**Objective**
Leave out every picture. Copy exactly the lines from the one holding "What matplotlib code" through the one holding "ax2 = fig.add_axes([0.092, 0.094, 0.906, 0.233])".
__________________________________________________
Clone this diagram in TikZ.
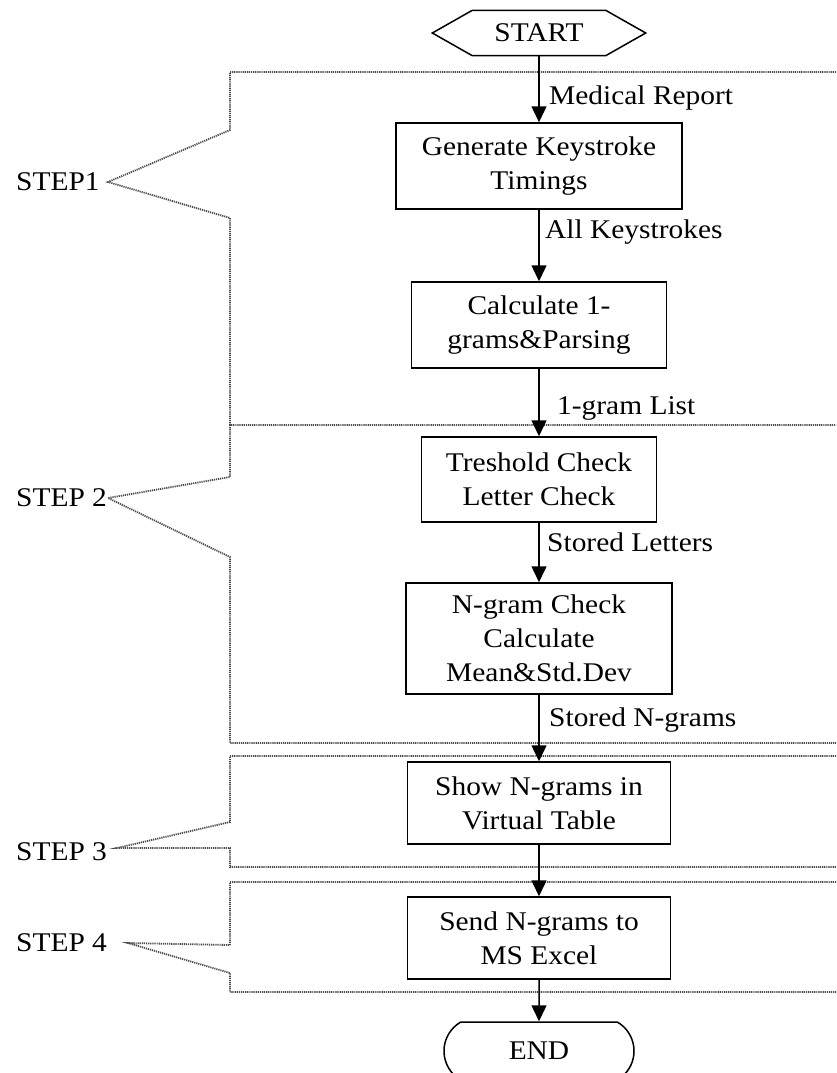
\documentclass[tikz,border=0pt]{standalone}
\usepackage{fontspec}
\setmainfont{Liberation Serif}[FakeStretch=1.09]
\usetikzlibrary{arrows.meta,shapes.misc,calc}

\begin{document}
\begin{tikzpicture}[x=1pt,y=-1pt,
  every node/.style={font=\fontsize{27}{34}\selectfont, inner sep=0pt},
  stepbox/.style={draw, line width=1.5pt, align=center, fill=white},
  flow/.style={line width=1.5pt, -{Triangle[width=15pt,length=16pt]}},
  region/.style={line width=1.8pt, dash pattern=on 1.2pt off 0.9pt, color=black!70},
  lab/.style={anchor=west},
]
\fill[white] (0,0) rectangle (836,1073);
\useasboundingbox (0,0) rectangle (836,1073);

% dotted step regions and their brackets
\coordinate (t1) at (108,182);
\coordinate (t2) at (108,498);
\coordinate (t3) at (117,848);
\coordinate (t4) at (128,943);
\draw[region] (836,72) -- (230,72) -- (230,130) -- (t1) -- (230,218) -- (230,425) -- (836,425);
\draw[region] (230,425) -- (230,477) -- (t2) -- (230,557) -- (230,743) -- (836,743);
\draw[region] (836,756) -- (230,756) -- (230,822) -- (t3) -- (230,848) -- (230,867) -- (836,867);
\draw[region] (836,882) -- (230,882) -- (230,945) -- (t4) -- (230,973) -- (230,992) -- (836,992);

% step labels
\node[lab] (s1) at (16,182) {STEP1};
\node[lab] (s2) at (16,498) {STEP 2};
\node[lab] (s3) at (16,852) {STEP 3};
\node[lab] (s4) at (16,943) {STEP 4};

% terminal and process nodes
\node[minimum width=213pt, minimum height=45pt] (start) at (539,33) {START};
\draw[line width=1.5pt] (start.west) -- ($(start.north west)+(40,0)$) -- ($(start.north east)+(-40,0)$)
  -- (start.east) -- ($(start.south east)+(-40,0)$) -- ($(start.south west)+(40,0)$) -- cycle;

\node[stepbox, minimum width=286pt, minimum height=86pt] (gen) at (539,166) {Generate Keystroke\\Timings};
\node[stepbox, minimum width=255pt, minimum height=86pt] (calc1) at (539,325) {Calculate 1-\\grams\&Parsing};
\node[stepbox, minimum width=235pt, minimum height=85pt] (thr) at (539,479.5) {Treshold Check\\Letter Check};
\node[stepbox, minimum width=266pt, minimum height=111pt] (ngr) at (539,638.5) {N-gram Check\\Calculate\\Mean\&Std.Dev};
\node[stepbox, minimum width=263pt, minimum height=82pt] (show) at (539,803) {Show N-grams in\\Virtual Table};
\node[stepbox, minimum width=263pt, minimum height=82pt] (send) at (539,938) {Send N-grams to\\MS Excel};
\node[draw, line width=1.5pt, rounded rectangle, rounded rectangle arc length=120,
  minimum width=190pt, minimum height=58pt] (end) at (539,1051) {END};

% flow arrows
\draw[flow] (start) -- (gen);
\draw[flow] (gen) -- (calc1);
\draw[flow] (calc1) -- (thr);
\draw[flow] (thr) -- (ngr);
\draw[flow] (ngr) -- (show);
\draw[flow] (show) -- (send);
\draw[flow] (send) -- (end);

% arrow labels
\node[lab] (l1) at (549,98) {Medical Report};
\node[lab] (l2) at (545,232) {All Keystrokes};
\node[lab] (l3) at (557,408) {1-gram List};
\node[lab] (l4) at (547,542) {Stored Letters};
\node[lab] (l5) at (549,720) {Stored N-grams};
\end{tikzpicture}
\end{document}
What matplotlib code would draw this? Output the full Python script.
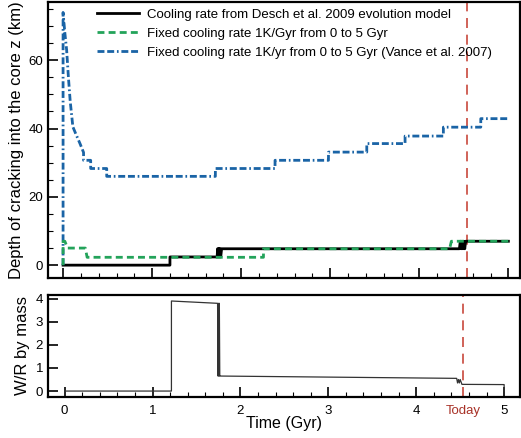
import numpy as np
import matplotlib
matplotlib.use("Agg")
import matplotlib.pyplot as plt
from matplotlib.ticker import MultipleLocator

plt.rcParams['font.family'] = ['Liberation Sans', 'DejaVu Sans']

# Desch et al. 2009 model (black)
t_desch = [0.0, 1.2, 1.2, 1.73, 1.735, 1.74, 1.745, 1.75, 1.755, 1.76, 1.765, 1.77, 1.78,
           4.45, 4.46, 4.47, 4.48, 4.49, 4.50, 4.51, 4.52, 4.53, 5.0]
z_desch = [0.0, 0.0, 2.4, 2.4, 4.8, 2.4, 4.8, 2.4, 4.8, 2.4, 4.8, 2.4, 4.8,
           4.8, 7.0, 4.8, 7.0, 4.8, 7.0, 4.8, 7.0, 7.0, 7.0]

# fixed cooling rate 1 K/Gyr (green)
t_slow = [0.0, 0.0, 0.02, 0.05, 0.05, 0.25, 0.27, 2.25, 2.25, 4.34, 4.36, 5.0]
z_slow = [0.0, 7.0, 7.0, 5.0, 5.0, 5.0, 2.3, 2.3, 4.8, 4.8, 7.0, 7.0]

# fixed cooling rate 1 K/yr, Vance et al. 2007 (blue)
t_fast = [0.0, 0.0, 0.02, 0.04, 0.06, 0.08, 0.11, 0.15, 0.19, 0.23, 0.23, 0.31, 0.31, 0.49, 0.49,
          1.71, 1.71, 2.38, 2.38, 2.98, 2.98, 3.41, 3.41, 3.84, 3.84, 4.27, 4.27, 4.69, 4.69, 5.0]
z_fast = [0.0, 74.0, 68.0, 63.0, 55.0, 48.0, 40.5, 38.0, 35.6, 33.0, 30.7, 30.7, 28.3, 28.3, 26.0,
          26.0, 28.3, 28.3, 30.7, 30.7, 33.1, 33.1, 35.6, 35.6, 37.8, 37.8, 40.4, 40.4, 42.9, 42.9]

# water/rock ratio
t_wr = [0.0, 1.215, 1.215, 1.74, 1.745, 1.75, 1.755, 1.76, 1.765, 1.77,
        4.46, 4.47, 4.48, 4.49, 4.50, 4.52, 5.0, 5.0]
wr = [0.0, 0.0, 3.9, 3.8, 0.65, 3.8, 0.65, 3.8, 0.65, 0.65,
      0.55, 0.35, 0.5, 0.35, 0.5, 0.29, 0.28, 0.0]

t_today = 4.53

fig = plt.figure(figsize=(5.21, 4.38), dpi=100)
ax1 = fig.add_axes([0.092, 0.365, 0.906, 0.630])
ax2 = fig.add_axes([0.092, 0.094, 0.906, 0.233])

ax1.plot(t_desch, z_desch, color='black', lw=2, label='Cooling rate from Desch et al. 2009 evolution model', zorder=3)
ax1.plot(t_slow, z_slow, color='#23a35a', lw=2, ls=(0, (2.5, 1.5)), label='Fixed cooling rate 1K/Gyr from 0 to 5 Gyr', zorder=4)
ax1.plot(t_fast, z_fast, color='#1a64a6', lw=2, ls=(0, (2.5, 1, 2.5, 1, 0.6, 1)),
         label='Fixed cooling rate 1K/yr from 0 to 5 Gyr (Vance et al. 2007)', zorder=3)
ax1.axvline(t_today, color='#c8483c', lw=1.2, ls=(0, (6, 4)), zorder=2)
ax1.set_xlim(-0.17, 5.13)
ax1.set_ylim(-3.8, 77)
ax1.set_yticks([0, 20, 40, 60])
ax1.yaxis.set_minor_locator(MultipleLocator(5))
ax1.xaxis.set_major_locator(MultipleLocator(1))
ax1.xaxis.set_minor_locator(MultipleLocator(0.2))
ax1.tick_params(axis='x', labelbottom=False)
ax1.set_ylabel('Depth of cracking into the core z (km)', fontsize=12, labelpad=3)
ax1.legend(loc='upper right', frameon=False, fontsize=9.5, handlelength=3.2,
           handletextpad=0.6, labelspacing=0.5, borderaxespad=0.1, bbox_to_anchor=(0.955, 1.0))

ax2.plot(t_wr, wr, color='#333333', lw=0.9)
ax2.axvline(t_today, color='#c8483c', lw=1.2, ls=(0, (6, 4)), zorder=2)
ax2.set_xlim(-0.19, 5.18)
ax2.set_ylim(-0.25, 4.17)
ax2.set_yticks([0, 1, 2, 3, 4])
ax2.set_xticks([0, 1, 2, 3, 4, t_today, 5])
ax2.set_xticklabels(['0', '1', '2', '3', '4', 'Today', '5'])
ax2.get_xticklabels()[5].set_color('#a83228')
ax2.get_xticklabels()[5].set_fontsize(12)
ax2.xaxis.set_minor_locator(MultipleLocator(0.2))
ax2.set_ylabel('W/R by mass', fontsize=12, labelpad=4)
ax2.set_xlabel('Time (Gyr)', fontsize=11.5, labelpad=-1)

for ax in (ax1, ax2):
    for s in ax.spines.values():
        s.set_linewidth(1.6)
    ax.tick_params(which='major', direction='in', length=7, width=1.2, labelsize=9.5)
    ax.tick_params(which='minor', direction='in', length=3.5, width=0.8)

ax2.tick_params(axis='x', which='major', pad=6)
ax2.xaxis.get_major_ticks()[5].tick1line.set_visible(False)

fig.savefig('out.png', dpi=100)
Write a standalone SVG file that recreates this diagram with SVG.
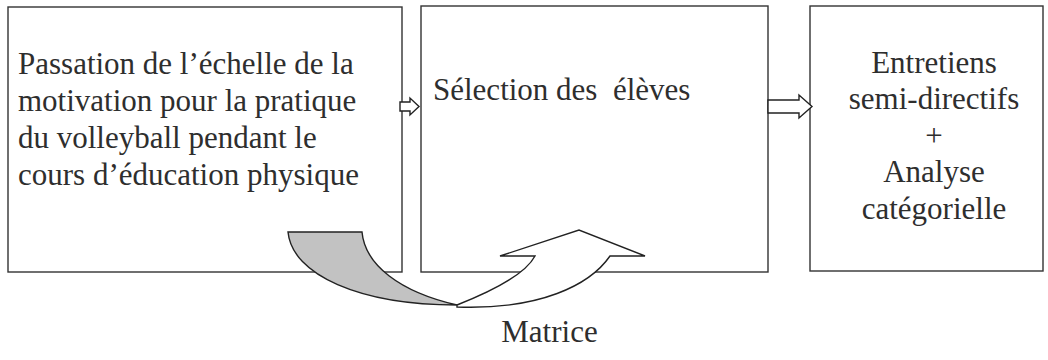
<svg xmlns="http://www.w3.org/2000/svg" width="1048" height="360" viewBox="0 0 1048 360">
<style>
.box{fill:#ffffff;stroke:#333333;stroke-width:1.4}
.t{font-family:"Liberation Serif","Times New Roman",serif;font-size:31px;fill:#2e2e2e}
.c{text-anchor:middle}
.arr{fill:#ffffff;stroke:#222222;stroke-width:1.4;stroke-linejoin:miter}
.shade{fill:#c2c2c2;stroke:#222222;stroke-width:1.4}
</style>
<rect width="1048" height="360" fill="#ffffff"/>
<g id="node-passation">
<rect class="box" x="8" y="7" width="394" height="265"/>
<text class="t" x="18" y="74">Passation de l’échelle de la</text>
<text class="t" x="18" y="111">motivation pour la pratique</text>
<text class="t" x="18" y="148">du volleyball pendant le</text>
<text class="t" x="18" y="185">cours d’éducation physique</text>
</g>
<g id="node-selection">
<rect class="box" x="421" y="6" width="347" height="266"/>
<text class="t" x="433" y="100" xml:space="preserve">Sélection des  élèves</text>
</g>
<g id="node-entretiens">
<rect class="box" x="810" y="6" width="233" height="265"/>
<text class="t c" x="934" y="73">Entretiens</text>
<text class="t c" x="934" y="109">semi-directifs</text>
<text class="t c" x="934" y="145.5">+</text>
<text class="t c" x="934" y="182">Analyse</text>
<text class="t c" x="934" y="218.5">catégorielle</text>
</g>
<g id="connectors">
<path class="arr" d="M400,102 L410,102 L410,98 L419,106.5 L410,115 L410,111 L400,111 Z"/>
<path class="arr" d="M768,100 L799,100 L799,95 L812,106.5 L799,118 L799,113 L768,113 Z"/>
<path class="shade" d="M288,232 L362,232 C365,265 400,292 457,305 C360,305 292,275 288,232 Z"/>
<path class="arr" d="M457,305 C490,292 525,275 535,256 L500,256 L579,230 L645,256 L610,256 C590,285 540,310 457,307 Z"/>
</g>
<g id="label-matrice">
<text class="t c" x="549.5" y="342">Matrice</text>
</g>
</svg>
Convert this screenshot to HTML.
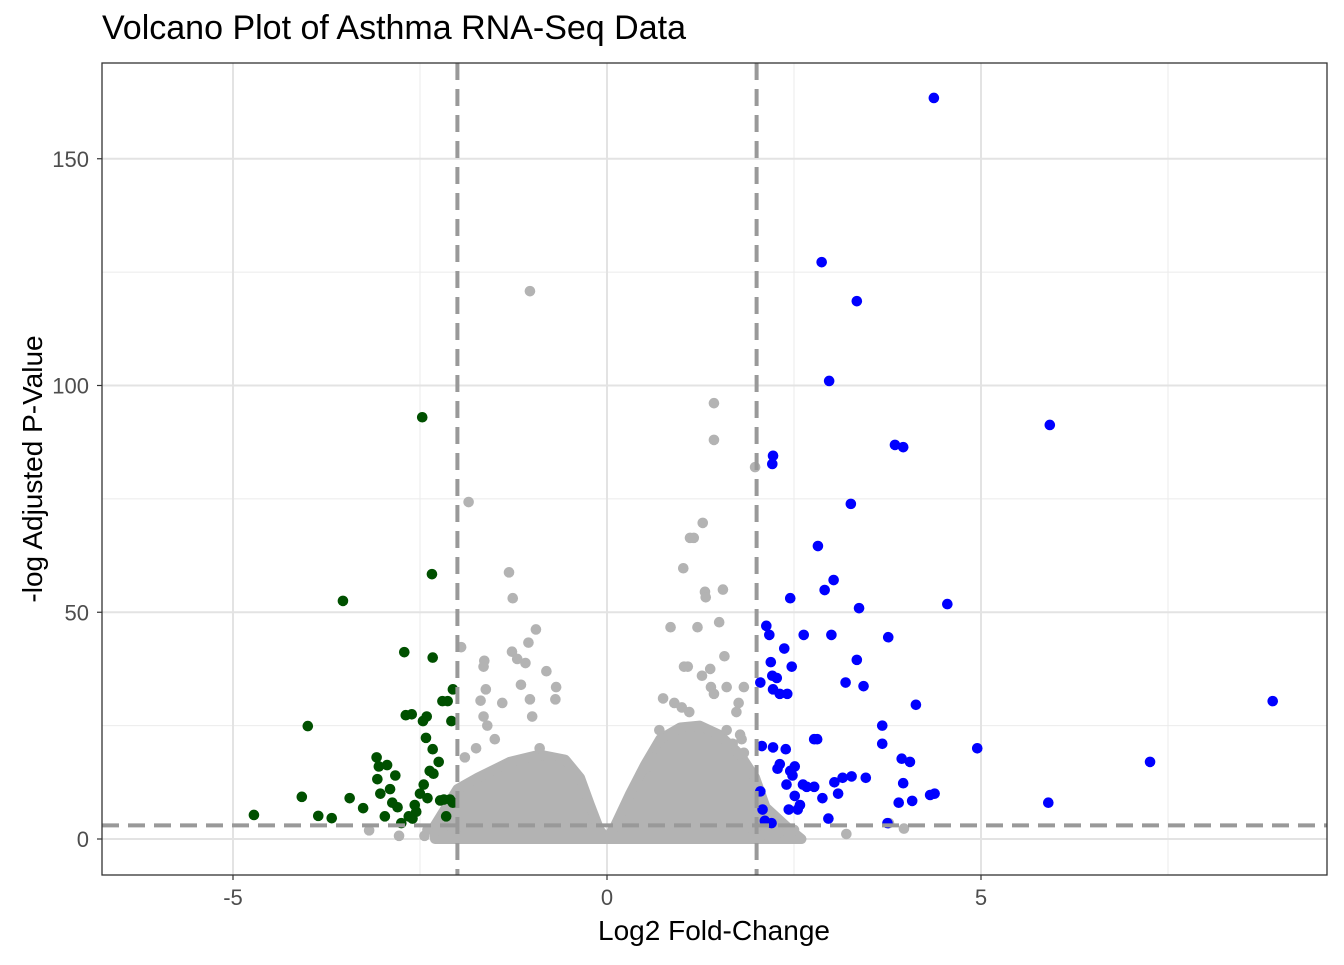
<!DOCTYPE html>
<html><head><meta charset="utf-8"><style>
body{margin:0;background:#fff;}
svg text{font-family:"Liberation Sans",Arial,sans-serif;}
</style></head><body>
<svg id="chart" width="1344" height="960" xmlns="http://www.w3.org/2000/svg">
<rect width="1344" height="960" fill="#fff"/>
<text x="102" y="39" font-size="34" fill="#000">Volcano Plot of Asthma RNA-Seq Data</text>
<g id="grid"></g>
<g id="cloud"></g>
<g id="pts"></g>
<g id="thresh"></g>
<rect x="102" y="63" width="1225" height="812" fill="none" stroke="#333" stroke-width="1.3"/>
<g id="axes"></g>
<text x="714" y="940" font-size="28" text-anchor="middle" fill="#000">Log2 Fold-Change</text>
<text transform="translate(42,469) rotate(-90)" font-size="28" text-anchor="middle" fill="#000">-log Adjusted P-Value</text>
</svg>
<script>
const xTicks=[-5,0,5];
const xMinor=[-2.5,2.5,7.5];
const yTicks=[0,50,100,150];
const yMinor=[25,75,125];
const thresholdsX=[-2,2];
const thresholdY=[3];
const leftLobeX=[-2.3,-2.0,-1.73,-1.3,-0.9,-0.56,-0.36,-0.23,-0.1,0];
const leftLobeY=[3,11,13.5,17,18.6,17.5,13.5,7.6,2,0];
const rightLobeX=[0,0.11,0.31,0.51,0.71,0.98,1.24,1.5,1.78,1.98,2.12,2.45,2.6];
const rightLobeY=[0,3,10,16.4,22,24.6,25,23,18.6,13.5,7,2,0];
const downX=[-4.72,-4.08,-4.0,-3.86,-3.68,-3.53,-3.44,-3.26,-3.08,-3.07,-3.05,-3.03,-2.97,-2.94,-2.9,-2.87,-2.83,-2.71,-2.69,-2.61,-2.57,-2.5,-2.47,-2.46,-2.42,-2.41,-2.37,-2.34,-2.33,-2.33,-2.32,-2.23,-2.2,-2.18,-2.13,-2.1,-2.08,-2.06,-2.06,-2.75,-2.65,-2.55,-2.45,-2.25,-2.15,-2.8,-2.6,-2.4];
const downY=[5.3,9.3,24.9,5.1,4.6,52.5,9,6.8,18,13.2,16,10,5,16.3,11,8,14,41.2,27.3,27.5,7.5,10,93,26,22.3,27,15,58.4,40,19.8,14.4,8.5,30.4,8.7,30.4,8.7,26,8,33,3.5,5,6,12,17,5,7,4.5,9];
const upX=[4.37,2.87,3.34,2.97,5.92,3.85,3.96,2.22,2.21,3.26,2.82,3.03,2.91,2.45,4.55,3.37,2.13,2.17,2.37,2.63,3.0,2.47,3.34,3.76,2.19,2.21,2.27,2.05,2.22,2.31,2.41,3.19,3.43,4.13,8.9,3.68,3.68,4.95,7.26,3.94,4.05,5.9,4.32,4.38,4.08,3.9,3.96,3.75,3.46,3.27,3.15,3.04,2.77,2.88,3.09,2.96,2.67,2.58,2.48,2.45,2.51,2.55,2.4,2.43,2.05,2.08,2.11,2.2,2.28,2.77,2.81,2.07,2.22,2.39,2.31,2.51,2.62];
const upY=[163.4,127.2,118.6,101,91.3,86.9,86.4,84.5,82.7,73.9,64.6,57.1,54.9,53.1,51.8,50.9,47,45,42,45,45,38,39.5,44.5,39,36,35.5,34.5,33,32,32,34.5,33.7,29.6,30.4,25,21,20,17,17.7,17,8,9.7,10,8.4,8,12.3,3.5,13.5,13.8,13.5,12.5,11.5,9,10,4.5,11.5,7.5,14,15,9.5,6.5,12,6.5,10.5,6.5,4,3.5,15.5,22,22,20.5,20.2,19.8,16.5,16,12];
const nsX=[-1.03,1.43,1.43,1.98,-1.85,1.28,1.11,1.16,1.02,-1.31,1.55,-1.26,-0.95,1.31,1.32,1.5,0.85,1.21,1.57,-1.95,-1.64,-1.65,-1.27,-1.2,-1.09,-1.05,1.83,1.6,1.27,1.39,1.08,1.03,-0.68,-0.69,-0.81,-1.15,-1.03,-1.69,-1.65,-1.62,1.73,1.76,1.78,1.68,1.83,3.2,3.97,3.77,-3.18,-2.78,-2.44,1.38,1.43,-1.6,-1.4,-1.0,-0.9,0.7,0.75,0.9,1.0,1.1,1.6,1.8,-1.9,-1.75,0.65,0.55,-0.75,-1.5,-2.4,-2.2,-2.0,1.95,2.1,2.3,2.5];
const nsY=[120.8,96.1,88,82,74.3,69.7,66.4,66.4,59.7,58.8,55,53.1,46.2,54.5,53.3,47.8,46.7,46.7,40.3,42.3,39.3,38,41.3,39.7,38.8,43.3,33.5,33.5,36,33.5,38,38,33.5,30.8,37,34,30.8,30.5,27,33,28,30,23,21,19,1.1,2.3,3.5,1.9,0.7,0.7,37.5,32,25,30,27,20,24,31,30,29,28,24,22,18,20,20,16,18,22,2,1.5,2.5,2,1,1.5,2];

const X0=102,X1=1327,Y0=63,Y1=875;
const sx=v=>607+v*74.8;
const sy=v=>839-v*4.535;
const NS='http://www.w3.org/2000/svg';
function mk(tag,attrs,parent){const e=document.createElementNS(NS,tag);for(const k in attrs)e.setAttribute(k,attrs[k]);parent.appendChild(e);return e;}
const grid=document.getElementById('grid'),axes=document.getElementById('axes');
xMinor.forEach(v=>{const l=mk('line',{x1:sx(v),x2:sx(v),y1:Y0,y2:Y1,stroke:'#ebebeb','stroke-width':1},grid);

});
yMinor.forEach(v=>{const l=mk('line',{x1:X0,x2:X1,y1:sy(v),y2:sy(v),stroke:'#ebebeb','stroke-width':1},grid);

});
xTicks.forEach(v=>{const l=mk('line',{x1:sx(v),x2:sx(v),y1:Y0,y2:Y1,stroke:'#e3e3e3','stroke-width':2},grid);


const t=mk('line',{x1:sx(v),x2:sx(v),y1:Y1,y2:Y1+5,stroke:'#333','stroke-width':1.2},axes);


const tx=mk('text',{x:sx(v),y:Y1+30,'font-size':22,'text-anchor':'middle',fill:'#4d4d4d'},axes);tx.textContent=v;

});
yTicks.forEach(v=>{const l=mk('line',{x1:X0,x2:X1,y1:sy(v),y2:sy(v),stroke:'#e3e3e3','stroke-width':2},grid);


const t=mk('line',{x1:X0-5,x2:X0,y1:sy(v),y2:sy(v),stroke:'#333','stroke-width':1.2},axes);


const tx=mk('text',{x:X0-13,y:sy(v)+8,'font-size':22,'text-anchor':'end',fill:'#4d4d4d'},axes);tx.textContent=v;

});
const cloud=document.getElementById('cloud');
function lobe(xs,ys,name){let p=xs.map((x,i)=>sx(x)+','+sy(ys[i])).join(' ');p+=' '+sx(xs[xs.length-1])+','+sy(0)+' '+sx(xs[0])+','+sy(0);
const e=mk('polygon',{points:p,fill:'#b3b3b3',stroke:'#b3b3b3','stroke-width':10,'stroke-linejoin':'round'},cloud);

}
lobe(leftLobeX,leftLobeY,'ns-cloud-left');
lobe(rightLobeX,rightLobeY,'ns-cloud-right');
const pts=document.getElementById('pts');
function dots(xs,ys,col,name){xs.forEach((x,i)=>{const c=mk('circle',{cx:sx(x),cy:sy(ys[i]),r:5.3,fill:col},pts);

});}
dots(nsX,nsY,'#b3b3b3','point-not-significant');
dots(downX,downY,'#005000','point-downregulated');
dots(upX,upY,'#0000ff','point-upregulated');
const th=document.getElementById('thresh');
thresholdsX.forEach(v=>{const l=mk('line',{x1:sx(v),x2:sx(v),y1:Y0,y2:Y1,stroke:'#999','stroke-width':4,'stroke-dasharray':'17 9'},th);

});
thresholdY.forEach(v=>{const l=mk('line',{x1:X0,x2:X1,y1:sy(v),y2:sy(v),stroke:'#999','stroke-width':4,'stroke-dasharray':'17 9'},th);

});
</script>
</body></html>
__________________________________________________
**Solution to this problem**
What matplotlib code would draw this? Output the full Python script.
import numpy as np
import matplotlib
matplotlib.use("Agg")
import matplotlib.pyplot as plt
from matplotlib.ticker import MultipleLocator

plt.rcParams['font.family'] = ['Liberation Sans', 'DejaVu Sans']

# Desch et al. 2009 model (black)
t_desch = [0.0, 1.2, 1.2, 1.73, 1.735, 1.74, 1.745, 1.75, 1.755, 1.76, 1.765, 1.77, 1.78,
           4.45, 4.46, 4.47, 4.48, 4.49, 4.50, 4.51, 4.52, 4.53, 5.0]
z_desch = [0.0, 0.0, 2.4, 2.4, 4.8, 2.4, 4.8, 2.4, 4.8, 2.4, 4.8, 2.4, 4.8,
           4.8, 7.0, 4.8, 7.0, 4.8, 7.0, 4.8, 7.0, 7.0, 7.0]

# fixed cooling rate 1 K/Gyr (green)
t_slow = [0.0, 0.0, 0.02, 0.05, 0.05, 0.25, 0.27, 2.25, 2.25, 4.34, 4.36, 5.0]
z_slow = [0.0, 7.0, 7.0, 5.0, 5.0, 5.0, 2.3, 2.3, 4.8, 4.8, 7.0, 7.0]

# fixed cooling rate 1 K/yr, Vance et al. 2007 (blue)
t_fast = [0.0, 0.0, 0.02, 0.04, 0.06, 0.08, 0.11, 0.15, 0.19, 0.23, 0.23, 0.31, 0.31, 0.49, 0.49,
          1.71, 1.71, 2.38, 2.38, 2.98, 2.98, 3.41, 3.41, 3.84, 3.84, 4.27, 4.27, 4.69, 4.69, 5.0]
z_fast = [0.0, 74.0, 68.0, 63.0, 55.0, 48.0, 40.5, 38.0, 35.6, 33.0, 30.7, 30.7, 28.3, 28.3, 26.0,
          26.0, 28.3, 28.3, 30.7, 30.7, 33.1, 33.1, 35.6, 35.6, 37.8, 37.8, 40.4, 40.4, 42.9, 42.9]

# water/rock ratio
t_wr = [0.0, 1.215, 1.215, 1.74, 1.745, 1.75, 1.755, 1.76, 1.765, 1.77,
        4.46, 4.47, 4.48, 4.49, 4.50, 4.52, 5.0, 5.0]
wr = [0.0, 0.0, 3.9, 3.8, 0.65, 3.8, 0.65, 3.8, 0.65, 0.65,
      0.55, 0.35, 0.5, 0.35, 0.5, 0.29, 0.28, 0.0]

t_today = 4.53

fig = plt.figure(figsize=(5.21, 4.38), dpi=100)
ax1 = fig.add_axes([0.092, 0.365, 0.906, 0.630])
ax2 = fig.add_axes([0.092, 0.094, 0.906, 0.233])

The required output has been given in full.